**RAW DATA:**
* Begin *
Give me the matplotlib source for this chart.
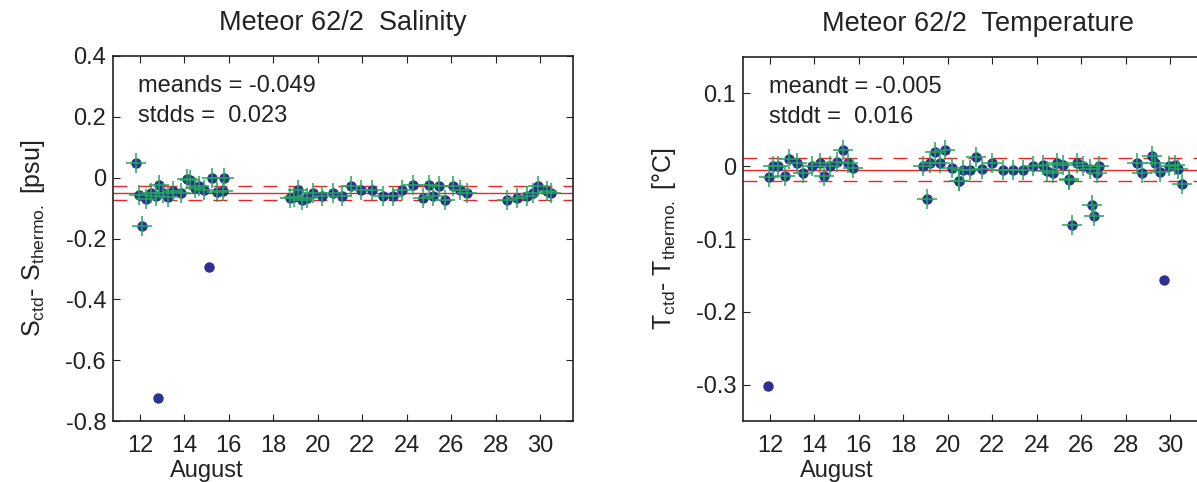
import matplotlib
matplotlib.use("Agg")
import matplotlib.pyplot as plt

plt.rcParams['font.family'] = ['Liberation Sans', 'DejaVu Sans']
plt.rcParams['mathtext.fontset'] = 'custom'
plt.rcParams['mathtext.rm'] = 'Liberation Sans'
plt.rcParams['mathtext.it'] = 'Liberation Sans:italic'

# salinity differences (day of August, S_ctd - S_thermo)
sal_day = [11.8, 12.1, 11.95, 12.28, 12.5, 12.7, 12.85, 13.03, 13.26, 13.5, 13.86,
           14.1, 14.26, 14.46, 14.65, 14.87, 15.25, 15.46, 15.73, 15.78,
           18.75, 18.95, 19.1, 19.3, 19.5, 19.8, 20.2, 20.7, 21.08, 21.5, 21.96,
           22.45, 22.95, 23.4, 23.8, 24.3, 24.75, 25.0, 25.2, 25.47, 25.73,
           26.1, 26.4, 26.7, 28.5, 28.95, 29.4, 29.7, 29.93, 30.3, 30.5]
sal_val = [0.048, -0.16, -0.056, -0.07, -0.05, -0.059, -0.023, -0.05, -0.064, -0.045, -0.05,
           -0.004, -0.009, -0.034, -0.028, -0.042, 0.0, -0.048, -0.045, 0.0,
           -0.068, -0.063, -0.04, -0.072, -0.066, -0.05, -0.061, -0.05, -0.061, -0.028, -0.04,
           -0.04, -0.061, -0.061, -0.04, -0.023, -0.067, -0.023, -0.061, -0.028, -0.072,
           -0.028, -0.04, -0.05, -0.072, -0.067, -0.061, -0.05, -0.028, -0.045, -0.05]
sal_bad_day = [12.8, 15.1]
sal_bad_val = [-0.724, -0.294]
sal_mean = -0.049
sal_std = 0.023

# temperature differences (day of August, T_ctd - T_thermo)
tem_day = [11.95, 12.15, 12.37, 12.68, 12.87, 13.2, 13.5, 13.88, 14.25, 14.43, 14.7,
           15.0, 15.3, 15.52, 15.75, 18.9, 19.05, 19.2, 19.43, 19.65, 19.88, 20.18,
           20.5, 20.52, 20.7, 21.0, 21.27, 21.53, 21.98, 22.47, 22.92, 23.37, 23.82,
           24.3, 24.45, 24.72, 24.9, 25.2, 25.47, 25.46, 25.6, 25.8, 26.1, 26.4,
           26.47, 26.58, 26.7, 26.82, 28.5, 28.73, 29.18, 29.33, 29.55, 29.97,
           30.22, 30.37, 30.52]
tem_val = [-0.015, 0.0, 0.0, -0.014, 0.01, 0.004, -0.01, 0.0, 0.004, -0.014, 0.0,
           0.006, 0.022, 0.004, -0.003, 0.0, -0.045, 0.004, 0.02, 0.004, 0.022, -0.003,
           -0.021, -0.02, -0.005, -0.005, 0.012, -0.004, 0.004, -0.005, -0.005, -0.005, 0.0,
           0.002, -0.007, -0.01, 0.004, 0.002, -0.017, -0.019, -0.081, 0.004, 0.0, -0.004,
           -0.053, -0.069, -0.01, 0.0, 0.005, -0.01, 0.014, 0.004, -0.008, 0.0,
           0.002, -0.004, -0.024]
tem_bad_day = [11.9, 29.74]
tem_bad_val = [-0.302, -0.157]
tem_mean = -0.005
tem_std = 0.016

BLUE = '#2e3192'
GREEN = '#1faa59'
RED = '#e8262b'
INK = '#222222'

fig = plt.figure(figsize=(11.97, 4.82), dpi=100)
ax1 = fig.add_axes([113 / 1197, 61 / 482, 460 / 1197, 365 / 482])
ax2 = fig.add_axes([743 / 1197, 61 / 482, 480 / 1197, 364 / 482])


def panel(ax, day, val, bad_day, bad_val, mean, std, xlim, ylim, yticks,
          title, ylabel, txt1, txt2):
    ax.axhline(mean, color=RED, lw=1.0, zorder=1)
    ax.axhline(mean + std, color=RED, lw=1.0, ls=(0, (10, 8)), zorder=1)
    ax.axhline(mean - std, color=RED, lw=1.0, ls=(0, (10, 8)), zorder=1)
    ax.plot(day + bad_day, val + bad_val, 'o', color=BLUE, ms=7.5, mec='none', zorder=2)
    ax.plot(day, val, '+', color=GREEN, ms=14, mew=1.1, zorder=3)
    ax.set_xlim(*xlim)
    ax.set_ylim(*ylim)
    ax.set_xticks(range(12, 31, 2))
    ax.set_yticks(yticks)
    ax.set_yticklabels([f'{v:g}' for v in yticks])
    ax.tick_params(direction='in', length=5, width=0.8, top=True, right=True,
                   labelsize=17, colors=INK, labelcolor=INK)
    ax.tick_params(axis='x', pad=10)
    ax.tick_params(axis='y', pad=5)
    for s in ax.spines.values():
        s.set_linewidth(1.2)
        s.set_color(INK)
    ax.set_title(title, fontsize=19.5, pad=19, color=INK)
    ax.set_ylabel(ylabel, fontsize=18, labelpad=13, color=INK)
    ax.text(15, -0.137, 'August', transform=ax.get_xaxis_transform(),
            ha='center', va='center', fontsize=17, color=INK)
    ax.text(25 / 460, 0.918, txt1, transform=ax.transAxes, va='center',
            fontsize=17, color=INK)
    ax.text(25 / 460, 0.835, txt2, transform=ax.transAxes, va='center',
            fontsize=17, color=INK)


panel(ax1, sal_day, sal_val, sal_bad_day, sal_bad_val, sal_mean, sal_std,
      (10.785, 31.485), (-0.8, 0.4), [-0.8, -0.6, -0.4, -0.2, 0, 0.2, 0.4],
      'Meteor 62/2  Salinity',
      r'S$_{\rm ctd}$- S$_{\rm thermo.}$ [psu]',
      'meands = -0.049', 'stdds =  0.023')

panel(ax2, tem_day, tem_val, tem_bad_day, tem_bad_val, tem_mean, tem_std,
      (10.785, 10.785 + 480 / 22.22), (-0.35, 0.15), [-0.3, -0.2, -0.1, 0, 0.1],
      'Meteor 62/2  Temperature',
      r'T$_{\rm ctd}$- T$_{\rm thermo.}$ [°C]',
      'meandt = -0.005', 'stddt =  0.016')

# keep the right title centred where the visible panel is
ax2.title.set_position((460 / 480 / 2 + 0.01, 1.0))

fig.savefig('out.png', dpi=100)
* End *
**WRITTEN TASK:**
Repeat the listing above from its first line through the line that contains "plt.rcParams['mathtext.it'] = 'Liberation", both included, and nothing more. Drop the pictures.

**REPLY TO THE EXERCISE:**
Give me the matplotlib source for this chart.
import matplotlib
matplotlib.use("Agg")
import matplotlib.pyplot as plt

plt.rcParams['font.family'] = ['Liberation Sans', 'DejaVu Sans']
plt.rcParams['mathtext.fontset'] = 'custom'
plt.rcParams['mathtext.rm'] = 'Liberation Sans'
plt.rcParams['mathtext.it'] = 'Liberation Sans:italic'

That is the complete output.